Переселения происходили в короткие сроки, людям оставляли, как правило, несколько часов и менее на сборы, ограничивали перечень вещей, которые можно было взять с собой. Условия перевозок и неподготовленность мест прибытия депортированных приводили к массовой смертности, особенно среди детей и стариков. Районы для ссылки подбирались в сложных природных и климатических зонах – степи Казахстана, Сибирь, Крайний Север – что также было причиной высокой смертности среди поселенцев.

По разным оценкам этническим ссылкам в СССР подверглись от 4,5 до 5 млн человек.

Эти ссылки породили проблемы, которые не преодолены до сих пор. Существуют споры за землю, имущество, границы между субъектами федерации. Несмотря на усилия по реабилитации репрессированных народов, многие вопросы ещё так и не решены.

Крымские татары в Молотовской области 1944 год. Фото: wikimedia.org

Из воспоминаний Ефросиньи Антоновны Керсновской «Сколько стоит человек». Тетрадь вторая.

«Теперь я уже не помню, как попала в вагон. Помню толпу, солдат, крики, пинки, давку в вагоне, битком набитом растерянными и растерзанными людьми.

И тихий солнечный закат. Такой мирный, привычный, что просто не верилось, что может «равнодушная природа красою вечною сиять», когда вповалку лежат, цепляясь за кое-какой скарб, женщины, мужчины, дети в телячьем вагоне, где в стене прорезано отверстие со вделанной в него деревянной трубкой, которая будет нашей первой пыткой — хуже голода и жажды, так как мучительно стыдно будет пользоваться на глазах у всех такого рода нужником.

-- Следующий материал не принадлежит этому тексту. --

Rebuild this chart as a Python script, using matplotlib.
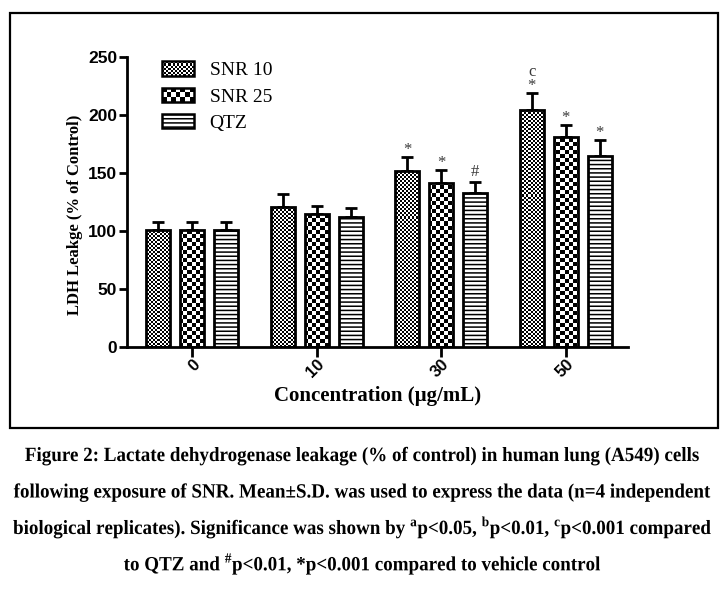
import numpy as np
import matplotlib.pyplot as plt
from matplotlib.patches import Rectangle, Patch, PathPatch
from matplotlib.legend_handler import HandlerBase
from matplotlib.textpath import TextPath
from matplotlib.font_manager import FontProperties
from matplotlib.transforms import Affine2D

# data
conc = ['0', '10', '30', '50']
series = ['SNR 10', 'SNR 25', 'QTZ']
snr10 = [100.5, 120.5, 152, 204.5]
snr10_sd = [7.3, 11, 11.5, 14.5]
snr25 = [100.5, 114.5, 141.5, 181]
snr25_sd = [7.3, 7, 11, 10.5]
qtz = [100.5, 112, 133, 165]
qtz_sd = [7.3, 8, 9.5, 13.5]
sig_snr10 = ['', '', '*', 'c\n*']
sig_snr25 = ['', '', '*', '*']
sig_qtz = ['', '', '#', '*']

caption = [
    "Figure 2: Lactate dehydrogenase leakage (% of control) in human lung (A549) cells",
    "following exposure of SNR. Mean\u00b1S.D. was used to express the data (n=4 independent",
    r"biological replicates). Significance was shown by $^\mathrm{a}$p<0.05, $^\mathrm{b}$p<0.01, $^\mathrm{c}$p<0.001 compared",
    r"to QTZ and $^\mathrm{\#}$p<0.01, *p<0.001 compared to vehicle control",
]

plt.rcParams['mathtext.fontset'] = 'custom'
plt.rcParams['mathtext.rm'] = 'Liberation Serif:bold'
plt.rcParams['hatch.linewidth'] = 1.1

serif = 'Liberation Serif'
sans = 'Liberation Sans'


def checker(rows, cols):
    return (np.indices((rows, cols)).sum(axis=0) % 2).astype(float)


class CheckerHandler(HandlerBase):
    def __init__(self, cell):
        super().__init__()
        self.cell = cell

    def create_artists(self, legend, orig_handle, xdescent, ydescent,
                       width, height, fontsize, trans):
        arts = [Rectangle((-xdescent, -ydescent), width, height, fc='white',
                          lw=0, transform=trans)]
        nx = max(1, int(round(width / self.cell)))
        ny = max(1, int(round(height / self.cell)))
        cw, ch = width / nx, height / ny
        for i in range(nx):
            for j in range(ny):
                if (i + j) % 2 == 0:
                    arts.append(Rectangle((-xdescent + i * cw, -ydescent + j * ch), cw, ch,
                                          fc='black', lw=0, transform=trans))
        arts.append(Rectangle((-xdescent, -ydescent), width, height, fill=False,
                              ec='black', lw=1.8, transform=trans))
        return arts


fig = plt.figure(figsize=(7.23, 5.93), dpi=100)
ax = fig.add_axes([127 / 723, 1 - 347 / 593, 501 / 723, 290 / 593])

x = np.arange(len(conc))
w = 0.193
off = 0.273
xlim = (-0.522, 3.50)
ylim = (0, 250)

err_kw = dict(elinewidth=2, capsize=4.5, capthick=2, ecolor='black', zorder=1)
b1 = ax.bar(x - off, snr10, w, yerr=[np.zeros(4), snr10_sd], facecolor='none',
            edgecolor='black', linewidth=2, zorder=3, error_kw=err_kw)
b2 = ax.bar(x, snr25, w, yerr=[np.zeros(4), snr25_sd], facecolor='none',
            edgecolor='black', linewidth=2, zorder=3, error_kw=err_kw)
b3 = ax.bar(x + off, qtz, w, yerr=[np.zeros(4), qtz_sd], facecolor='white',
            edgecolor='black', linewidth=2, hatch='----', zorder=3, error_kw=err_kw)

# checker fills, clipped to each bar
fine = checker(145, 250)
coarse = checker(72, 125)
for bars, pat in [(b1, fine), (b2, coarse)]:
    for bar in bars:
        im = ax.imshow(pat, extent=(*xlim, *ylim), aspect='auto', cmap='gray',
                       vmin=0, vmax=1, interpolation='nearest', zorder=2)
        im.set_clip_path(bar)

# significance marks
for xs, vals, sds, marks in [(x - off, snr10, snr10_sd, sig_snr10),
                             (x, snr25, snr25_sd, sig_snr25),
                             (x + off, qtz, qtz_sd, sig_qtz)]:
    for xi, v, s, m in zip(xs, vals, sds, marks):
        if m:
            ax.text(xi, v + s + (4.5 if m == '#' else 2.5), m, ha='center',
                    va='baseline', fontsize=12, family=serif, color='#3a3a3a',
                    linespacing=0.85, multialignment='center')

ax.set_xlim(*xlim)
ax.set_ylim(*ylim)
ax.set_yticks([0, 50, 100, 150, 200, 250])
ax.set_xticks(x)
ax.set_xticklabels(conc, rotation=45, ha='right', va='top', rotation_mode='anchor')
for lab in ax.get_yticklabels():
    lab.set_family(sans)
    lab.set_fontweight('bold')
    lab.set_fontsize(12.5)
for lab in ax.get_xticklabels():
    lab.set_family(sans)
    lab.set_fontweight('bold')
    lab.set_fontsize(12)

for side in ['top', 'right']:
    ax.spines[side].set_visible(False)
for side in ['left', 'bottom']:
    ax.spines[side].set_linewidth(2)
ax.tick_params(axis='y', length=6, width=2, pad=1)
ax.tick_params(axis='x', length=7, width=2, pad=0)

ax.set_ylabel('LDH Leakge (% of Control)', family=serif, fontweight='bold',
              fontsize=12, va='center')
ax.yaxis.set_label_coords(-0.104, 0.455)
ax.set_xlabel('Concentration (\u00b5g/mL)', family=serif, fontweight='bold',
              fontsize=15, labelpad=4)

handles = [Patch(), Patch(), Patch(facecolor='white', edgecolor='black',
                                   hatch='----', linewidth=1.8)]
leg = ax.legend(handles, series, loc='upper left', bbox_to_anchor=(0.035, 1.045),
                frameon=False, prop={'family': serif, 'size': 14},
                handlelength=1.65, handleheight=0.75, handletextpad=0.8, labelspacing=0.43,
                handler_map={handles[0]: CheckerHandler(1.5),
                             handles[1]: CheckerHandler(3.2)})
leg.set_zorder(5)

# frame around the plot
fig.patches.append(Rectangle((10 / 723, 1 - 428 / 593), 708 / 723, 415 / 593,
                             transform=fig.transFigure, fill=False,
                             edgecolor='black', linewidth=1.6))

# caption: bold serif, drawn as paths so it can be stretched vertically
fp = FontProperties(family=serif, weight='bold', size=13.7)
k = fig.dpi / 72
for i, line in enumerate(caption):
    tp = TextPath((0, 0), line, prop=fp)
    ext = tp.get_extents()
    base_y = 593 - (461 + 36.5 * i)
    tr = (Affine2D().translate(-(ext.x0 + ext.x1) / 2, 0)
          .scale(k, k * 1.06).translate(362, base_y))
    fig.add_artist(PathPatch(tp, transform=tr, facecolor='black', lw=0))

fig.savefig('out.png', dpi=100)
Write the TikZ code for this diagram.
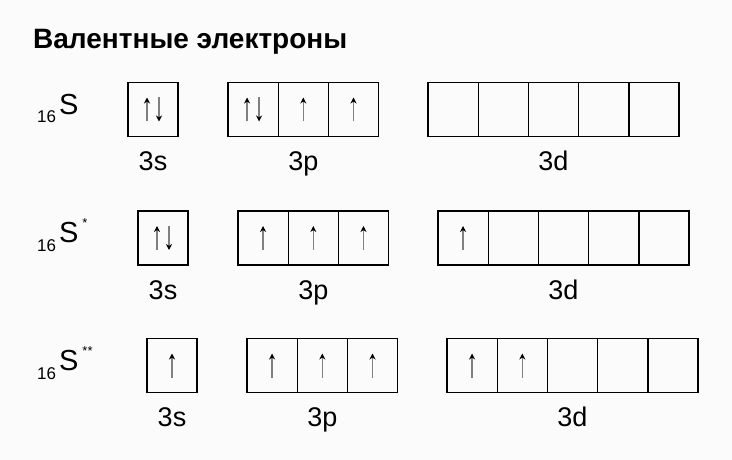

Что запомнилось мне в эти первые сутки неволи? Два события. Первое – рождение ребенка в соседнем вагоне № 39 (наш был последний, № 40; за нашим был лишь один служебный). Второе. Даже не знаю, как это назвать… Рассортировка? Разлука? Разрывание семей? Это что-то вроде тех сцен, которые описывает Бичер-Стоу в «Хижине дяди Тома», когда негритянские семьи продают по частям. Только тут были не негры. И происходило это в ХХ веке.

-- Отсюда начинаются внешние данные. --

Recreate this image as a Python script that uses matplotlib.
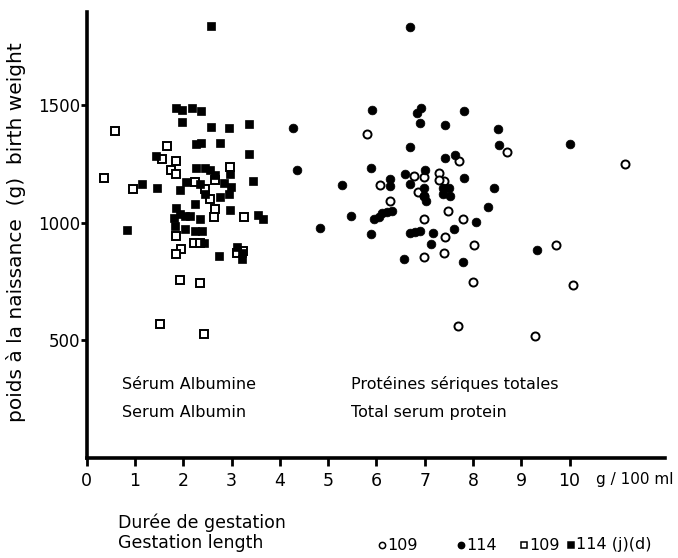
import matplotlib
matplotlib.use("Agg")
import matplotlib.pyplot as plt

# ---- data (g/100 ml, birth weight g) ----
alb_109_x = [0.58, 0.35, 0.95, 1.66, 1.56, 1.85, 1.74, 1.85, 2.24, 2.45, 2.56, 2.66, 2.97, 2.66,
             2.63, 3.26, 3.24, 1.85, 2.22, 2.34, 1.95, 1.85, 3.11, 1.93, 2.34, 1.51, 2.43]
alb_109_y = [1390, 1190, 1142, 1328, 1272, 1264, 1225, 1208, 1174, 1145, 1102, 1183, 1238, 1060,
             1026, 1026, 881, 945, 915, 915, 889, 868, 872, 757, 745, 570, 528]

alb_114_x = [1.85, 1.97, 2.18, 2.37, 1.97, 2.57, 2.95, 3.36, 2.26, 2.37, 2.76, 3.36, 1.43, 2.26,
             2.45, 2.55, 2.66, 2.97, 3.44, 1.14, 1.45, 1.93, 2.05, 2.34, 2.45, 2.84, 2.99, 2.95,
             2.76, 2.24, 1.85, 1.93, 1.80, 1.83, 2.03, 2.14, 2.03, 2.34, 2.24, 2.39, 2.97, 3.55,
             3.65, 0.83, 2.43, 2.74, 3.11, 3.22, 3.22, 2.57]
alb_114_y = [1489, 1481, 1489, 1477, 1430, 1408, 1404, 1421, 1336, 1340, 1340, 1294, 1285, 1234,
             1234, 1225, 1204, 1208, 1179, 1166, 1149, 1140, 1174, 1166, 1123, 1170, 1153, 1123,
             1111, 1081, 1062, 1038, 1021, 987, 1030, 1030, 974, 1017, 966, 966, 1055, 1034,
             1017, 970, 915, 858, 898, 872, 847, 1838]

tp_109_x = [5.81, 7.72, 6.78, 6.99, 7.30, 7.39, 7.30, 6.08, 6.87, 6.99, 6.29, 6.99, 7.49, 7.80,
            7.41, 7.39, 6.99, 8.03, 8.01, 7.68, 8.71, 11.14, 9.71, 10.08, 9.29]
tp_109_y = [1379, 1264, 1200, 1196, 1213, 1179, 1183, 1162, 1132, 1115, 1094, 1017, 1051, 1017,
            940, 872, 855, 906, 749, 562, 1302, 1251, 906, 736, 519]

tp_114_x = [6.70, 5.91, 6.85, 6.93, 7.82, 4.27, 6.91, 7.43, 6.70, 7.43, 7.63, 4.36, 5.89, 6.29,
            6.60, 7.01, 7.82, 5.29, 6.29, 6.70, 6.99, 6.99, 7.03, 7.37, 7.51, 7.37, 7.53, 5.48,
            4.83, 5.89, 5.95, 6.05, 6.12, 6.22, 6.33, 6.70, 6.80, 6.91, 7.18, 7.12, 6.58, 7.61,
            7.80, 8.07, 8.51, 8.53, 10.02, 8.44, 8.32, 9.32]
tp_114_y = [1834, 1481, 1468, 1489, 1477, 1404, 1426, 1417, 1323, 1277, 1289, 1225, 1234, 1187,
            1208, 1225, 1191, 1162, 1157, 1166, 1149, 1115, 1094, 1149, 1149, 1123, 1115, 1030,
            979, 953, 1017, 1025, 1040, 1047, 1051, 957, 962, 966, 957, 911, 847, 974,
            832, 1004, 1400, 1332, 1336, 1149, 1068, 885]

x_ticks = list(range(0, 11))
x_ticklabels = [str(v) for v in x_ticks]
y_ticks = [500, 1000, 1500]
y_ticklabels = ["500", "1000", "1500"]

legend_labels = ["109", "114", "109", "114 (j)(d)"]

plt.rcParams['font.family'] = ['DejaVu Sans']

fig = plt.figure(figsize=(6.78, 5.58), dpi=100)
ax = fig.add_axes([0.128, 0.179, 0.853, 0.799])

ms = 6.3
ax.plot(alb_109_x, alb_109_y, 's', ms=ms - 0.8, mfc='white', mec='black', mew=1.4, ls='none', clip_on=False)
ax.plot(alb_114_x, alb_114_y, 's', ms=ms - 0.5, mfc='black', mec='black', mew=0.5, ls='none', clip_on=False)
ax.plot(tp_109_x, tp_109_y, 'o', ms=ms - 0.5, mfc='white', mec='black', mew=1.4, ls='none', clip_on=False)
ax.plot(tp_114_x, tp_114_y, 'o', ms=ms, mfc='black', mec='black', mew=0.5, ls='none', clip_on=False)

ax.set_xlim(0, 11.98)
ax.set_ylim(0, 1895)

for s in ['top', 'right']:
    ax.spines[s].set_visible(False)
for s in ['left', 'bottom']:
    ax.spines[s].set_linewidth(2.6)

ax.set_xticks(x_ticks)
ax.set_xticklabels(x_ticklabels, fontsize=12.5)
ax.set_yticks(y_ticks)
ax.set_yticklabels(y_ticklabels, fontsize=12)
ax.tick_params(axis='x', direction='out', length=6, width=2, pad=4)
ax.tick_params(axis='y', direction='out', length=4, width=2, pad=1)

ax.set_ylabel("poids à la naissance  (g)  birth weight", fontsize=14.5)
ax.yaxis.set_label_coords(-0.105, 0.507)

ax.text(0.73, 315, "Sérum Albumine", fontsize=11.5, va='center', ha='left')
ax.text(0.73, 192, "Serum Albumin", fontsize=11.5, va='center', ha='left')
ax.text(5.48, 315, "Protéines sériques totales", fontsize=11.5, va='center', ha='left')
ax.text(5.48, 192, "Total serum protein", fontsize=11.5, va='center', ha='left')

ax.text(10.55, -92, "g / 100 ml", fontsize=11, va='center', ha='left', clip_on=False)

# legend at the bottom
fig.text(118 / 678, 1 - 523 / 558, "Durée de gestation", fontsize=12.5, va='center', ha='left')
fig.text(118 / 678, 1 - 543 / 558, "Gestation length", fontsize=12.5, va='center', ha='left')

ly = 1 - 545 / 558
items = [(382, 'o', 'white'), (461, 'o', 'black'), (524, 's', 'white'), (571, 's', 'black')]
for (px, mk, fc), lab in zip(items, legend_labels):
    fig.add_artist(plt.Line2D([px / 678], [ly], marker=mk, ms=4.5, mfc=fc, mec='black', mew=1.1,
                              ls='none', transform=fig.transFigure))
    fig.text((px + 5) / 678, ly, lab, fontsize=11.5, va='center', ha='left')

fig.savefig("out.png", dpi=100)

О, наш вагон был счастливый! У нас было лишь шестеро детей, и то младшему был уже 6 лет. И больных у нас не было, если не считать двух старух. В соседнем же вагоне был кошмар! Одних детей там было 18. И вот в этом кошмарном уголке ада родилась девочка. Тринадцатый ребенок несчастной, перепуганной женщины! Её муж, жандарм, сбежал в Румынию, а все семьи таких невозвращенцев подлежат высылке. Дети были изможденные, худые, в лохмотьях.

Я сказала, что тут без врача не обойтись, и, пока я кое-как ей пыталась помочь, в каком-то вагоне выявили врача, еврея Лифшица, и вдвоем мы с грехом пополам справились.

Лишь поздно ночью вернулась я в свой вагон и до утра не могла уснуть. И не оттого, что трудно было спать, скорчившись в три погибели, под стон и плач человеческого стада, сгрудившегося в тесном, неопрятном загоне, а потому что меня угнетал кошмар, увиденный мной в соседнем вагоне! Нет, разум человеческий отказывается понимать! Ну пусть меня надо выслать. Может быть, я бельмо на глазу! Может быть, я им действительно мешаю. Но куда погнали беременную женщину с целым выводком чуть живых детей, у которых и смены белья нет?! И – накануне родов!

Сколько раз, наблюдая подобные сцены, я не могла избавиться от мысли, что смерть – далеко не самый жестокий выход из положения».